__EXERCISE MATERIALS__
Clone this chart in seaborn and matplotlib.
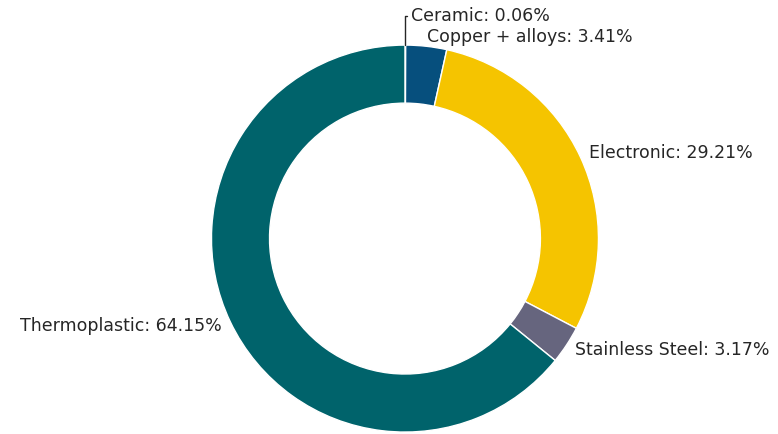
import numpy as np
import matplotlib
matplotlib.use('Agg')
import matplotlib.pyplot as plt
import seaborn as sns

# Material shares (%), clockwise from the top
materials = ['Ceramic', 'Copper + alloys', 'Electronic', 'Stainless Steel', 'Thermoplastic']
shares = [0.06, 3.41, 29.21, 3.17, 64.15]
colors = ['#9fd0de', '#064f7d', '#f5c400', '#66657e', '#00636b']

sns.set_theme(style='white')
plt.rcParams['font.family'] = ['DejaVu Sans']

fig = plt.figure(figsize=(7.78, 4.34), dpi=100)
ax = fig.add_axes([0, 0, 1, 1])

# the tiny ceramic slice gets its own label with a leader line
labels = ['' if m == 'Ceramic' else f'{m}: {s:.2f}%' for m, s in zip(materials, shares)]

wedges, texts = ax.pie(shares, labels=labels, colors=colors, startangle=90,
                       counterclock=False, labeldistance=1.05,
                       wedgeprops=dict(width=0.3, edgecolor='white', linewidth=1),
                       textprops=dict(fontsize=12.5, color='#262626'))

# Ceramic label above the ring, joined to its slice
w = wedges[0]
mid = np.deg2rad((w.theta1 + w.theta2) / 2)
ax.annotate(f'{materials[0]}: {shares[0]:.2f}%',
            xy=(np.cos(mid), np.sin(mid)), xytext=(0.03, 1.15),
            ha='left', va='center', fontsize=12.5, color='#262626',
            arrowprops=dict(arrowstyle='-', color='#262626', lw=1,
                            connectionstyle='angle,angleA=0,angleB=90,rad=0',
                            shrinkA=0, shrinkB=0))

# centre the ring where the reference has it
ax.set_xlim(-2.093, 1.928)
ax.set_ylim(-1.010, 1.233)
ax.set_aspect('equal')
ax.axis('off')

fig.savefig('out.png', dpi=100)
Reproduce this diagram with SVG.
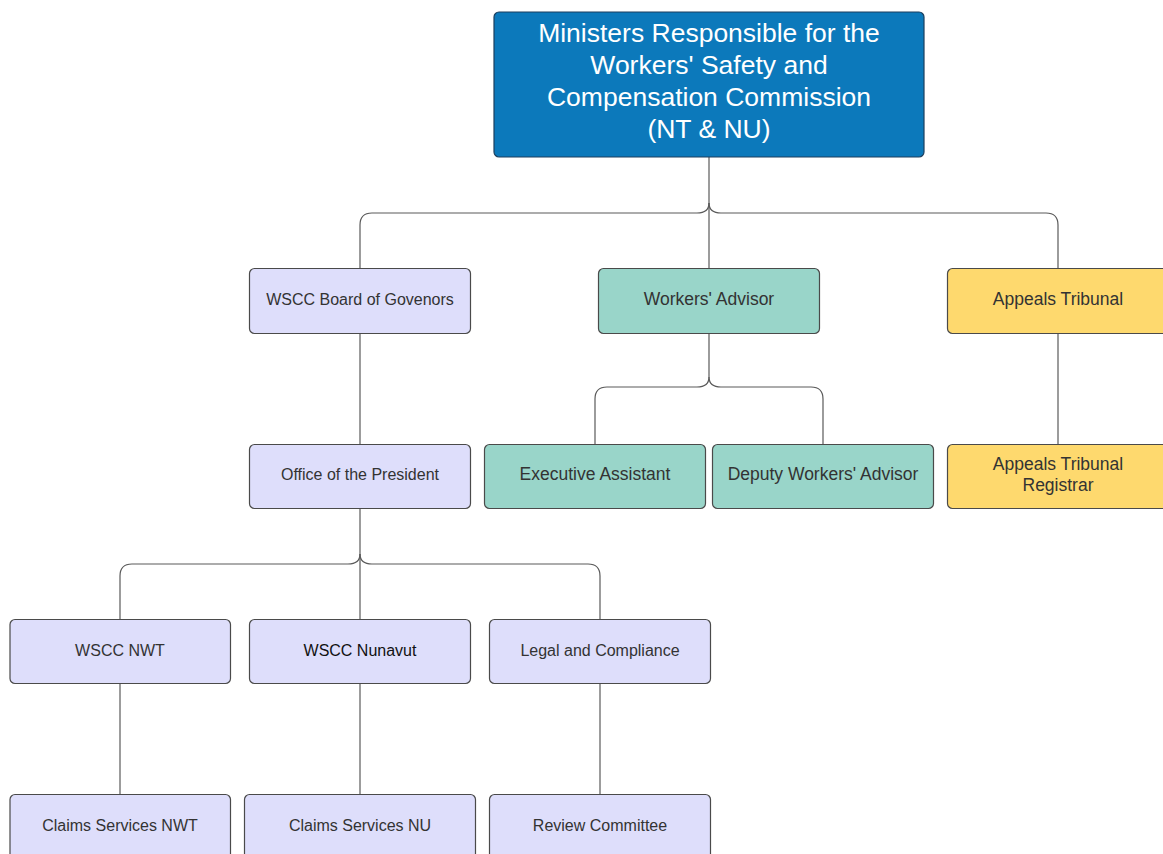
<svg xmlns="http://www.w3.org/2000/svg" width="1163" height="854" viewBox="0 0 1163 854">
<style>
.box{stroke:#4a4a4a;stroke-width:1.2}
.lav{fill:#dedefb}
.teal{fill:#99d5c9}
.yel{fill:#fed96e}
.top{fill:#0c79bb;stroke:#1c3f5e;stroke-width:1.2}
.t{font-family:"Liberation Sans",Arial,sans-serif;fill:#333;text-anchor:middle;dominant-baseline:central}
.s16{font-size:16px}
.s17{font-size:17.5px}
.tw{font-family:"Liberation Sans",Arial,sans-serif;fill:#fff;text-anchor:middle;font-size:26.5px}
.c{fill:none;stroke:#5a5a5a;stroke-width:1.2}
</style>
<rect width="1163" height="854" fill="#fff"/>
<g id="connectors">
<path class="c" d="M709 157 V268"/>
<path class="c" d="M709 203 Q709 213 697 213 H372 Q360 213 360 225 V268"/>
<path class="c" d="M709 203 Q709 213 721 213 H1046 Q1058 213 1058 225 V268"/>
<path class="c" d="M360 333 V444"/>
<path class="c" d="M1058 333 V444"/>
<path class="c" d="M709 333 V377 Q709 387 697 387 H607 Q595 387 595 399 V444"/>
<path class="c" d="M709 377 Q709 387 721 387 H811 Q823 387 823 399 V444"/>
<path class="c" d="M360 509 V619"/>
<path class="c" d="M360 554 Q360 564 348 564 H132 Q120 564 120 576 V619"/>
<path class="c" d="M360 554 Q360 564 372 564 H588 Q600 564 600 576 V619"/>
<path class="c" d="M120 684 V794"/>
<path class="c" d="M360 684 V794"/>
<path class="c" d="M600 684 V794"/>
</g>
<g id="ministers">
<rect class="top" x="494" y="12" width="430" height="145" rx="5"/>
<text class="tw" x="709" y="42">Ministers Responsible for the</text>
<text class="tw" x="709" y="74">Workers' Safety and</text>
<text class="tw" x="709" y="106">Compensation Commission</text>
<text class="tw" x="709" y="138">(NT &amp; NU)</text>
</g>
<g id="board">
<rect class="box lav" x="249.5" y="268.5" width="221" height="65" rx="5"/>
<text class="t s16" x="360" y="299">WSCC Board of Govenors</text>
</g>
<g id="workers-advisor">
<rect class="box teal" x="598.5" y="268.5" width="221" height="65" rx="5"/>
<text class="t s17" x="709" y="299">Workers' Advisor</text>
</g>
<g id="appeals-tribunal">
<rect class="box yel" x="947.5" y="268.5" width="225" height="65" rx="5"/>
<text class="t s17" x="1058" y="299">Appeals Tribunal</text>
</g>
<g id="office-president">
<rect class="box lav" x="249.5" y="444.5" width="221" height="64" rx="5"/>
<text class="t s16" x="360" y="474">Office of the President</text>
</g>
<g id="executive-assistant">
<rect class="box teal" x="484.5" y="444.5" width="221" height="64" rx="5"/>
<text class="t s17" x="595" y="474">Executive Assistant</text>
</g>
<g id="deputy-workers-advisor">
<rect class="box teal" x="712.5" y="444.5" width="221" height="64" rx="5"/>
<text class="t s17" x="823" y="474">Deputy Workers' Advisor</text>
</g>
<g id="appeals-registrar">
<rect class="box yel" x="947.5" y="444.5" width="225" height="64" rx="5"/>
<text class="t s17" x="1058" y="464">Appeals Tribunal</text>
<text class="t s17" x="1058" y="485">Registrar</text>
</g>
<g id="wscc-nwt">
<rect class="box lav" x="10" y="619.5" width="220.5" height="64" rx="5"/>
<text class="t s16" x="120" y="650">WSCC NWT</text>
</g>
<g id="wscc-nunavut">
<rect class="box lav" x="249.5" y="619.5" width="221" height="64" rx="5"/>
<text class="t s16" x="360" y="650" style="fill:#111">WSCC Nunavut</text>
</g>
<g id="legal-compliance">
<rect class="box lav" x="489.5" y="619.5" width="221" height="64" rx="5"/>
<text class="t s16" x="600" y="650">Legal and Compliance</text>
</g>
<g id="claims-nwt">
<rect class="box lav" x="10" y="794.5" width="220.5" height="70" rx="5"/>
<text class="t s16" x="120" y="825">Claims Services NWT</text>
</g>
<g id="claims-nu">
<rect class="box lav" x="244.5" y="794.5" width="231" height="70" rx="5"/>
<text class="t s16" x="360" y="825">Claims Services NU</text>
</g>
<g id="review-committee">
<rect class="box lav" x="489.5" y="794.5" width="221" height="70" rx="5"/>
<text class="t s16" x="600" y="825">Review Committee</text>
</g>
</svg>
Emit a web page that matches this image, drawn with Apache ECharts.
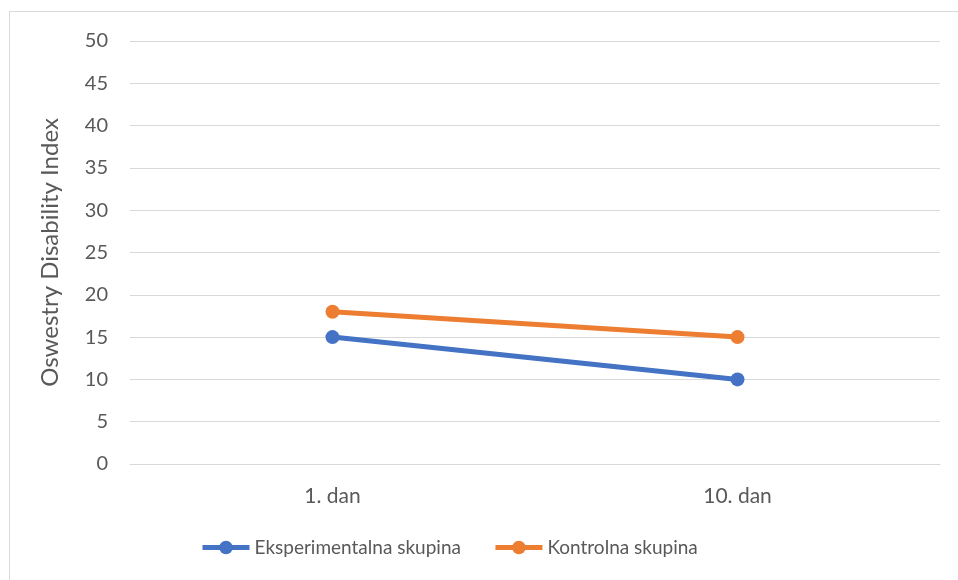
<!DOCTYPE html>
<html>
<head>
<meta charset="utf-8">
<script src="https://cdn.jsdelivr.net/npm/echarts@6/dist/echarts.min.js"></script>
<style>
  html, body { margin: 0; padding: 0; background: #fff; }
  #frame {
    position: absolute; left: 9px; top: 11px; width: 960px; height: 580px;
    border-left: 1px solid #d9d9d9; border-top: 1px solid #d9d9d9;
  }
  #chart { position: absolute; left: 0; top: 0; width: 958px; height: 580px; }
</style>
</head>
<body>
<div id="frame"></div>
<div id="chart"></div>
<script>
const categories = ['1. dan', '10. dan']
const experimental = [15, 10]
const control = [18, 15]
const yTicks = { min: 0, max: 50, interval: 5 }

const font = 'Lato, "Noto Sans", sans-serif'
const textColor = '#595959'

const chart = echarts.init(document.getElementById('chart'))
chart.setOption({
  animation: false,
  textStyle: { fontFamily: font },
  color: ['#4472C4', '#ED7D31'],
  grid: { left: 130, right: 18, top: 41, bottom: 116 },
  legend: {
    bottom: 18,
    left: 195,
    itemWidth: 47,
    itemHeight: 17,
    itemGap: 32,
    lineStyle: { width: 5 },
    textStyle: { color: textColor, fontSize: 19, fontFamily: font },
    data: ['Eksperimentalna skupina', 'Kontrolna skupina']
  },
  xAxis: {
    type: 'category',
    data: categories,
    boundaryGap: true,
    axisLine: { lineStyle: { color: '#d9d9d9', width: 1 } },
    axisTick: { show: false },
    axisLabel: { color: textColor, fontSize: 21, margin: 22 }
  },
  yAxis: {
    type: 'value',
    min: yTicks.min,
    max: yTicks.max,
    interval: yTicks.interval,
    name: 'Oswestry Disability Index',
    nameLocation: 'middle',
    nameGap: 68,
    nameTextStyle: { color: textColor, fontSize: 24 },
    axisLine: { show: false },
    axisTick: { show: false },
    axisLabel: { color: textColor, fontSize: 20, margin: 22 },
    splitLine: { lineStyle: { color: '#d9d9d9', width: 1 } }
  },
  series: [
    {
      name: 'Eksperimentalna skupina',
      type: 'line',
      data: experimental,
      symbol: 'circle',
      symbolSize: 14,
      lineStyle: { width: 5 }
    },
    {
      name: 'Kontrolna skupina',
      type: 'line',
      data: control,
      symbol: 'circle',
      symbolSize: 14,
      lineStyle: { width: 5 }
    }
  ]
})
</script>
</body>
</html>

__EXERCISE DETAILS__
Leave out the pictures and repeat the lines from the start of the material through the line with "ax = fig.add_axes([0, 0, 1, 1])", inclusive.

__EXERCISE OUTPUT__
Clone this chart in seaborn and matplotlib.
import numpy as np
import matplotlib
matplotlib.use('Agg')
import matplotlib.pyplot as plt
import seaborn as sns

# Material shares (%), clockwise from the top
materials = ['Ceramic', 'Copper + alloys', 'Electronic', 'Stainless Steel', 'Thermoplastic']
shares = [0.06, 3.41, 29.21, 3.17, 64.15]
colors = ['#9fd0de', '#064f7d', '#f5c400', '#66657e', '#00636b']

sns.set_theme(style='white')
plt.rcParams['font.family'] = ['DejaVu Sans']

fig = plt.figure(figsize=(7.78, 4.34), dpi=100)
ax = fig.add_axes([0, 0, 1, 1])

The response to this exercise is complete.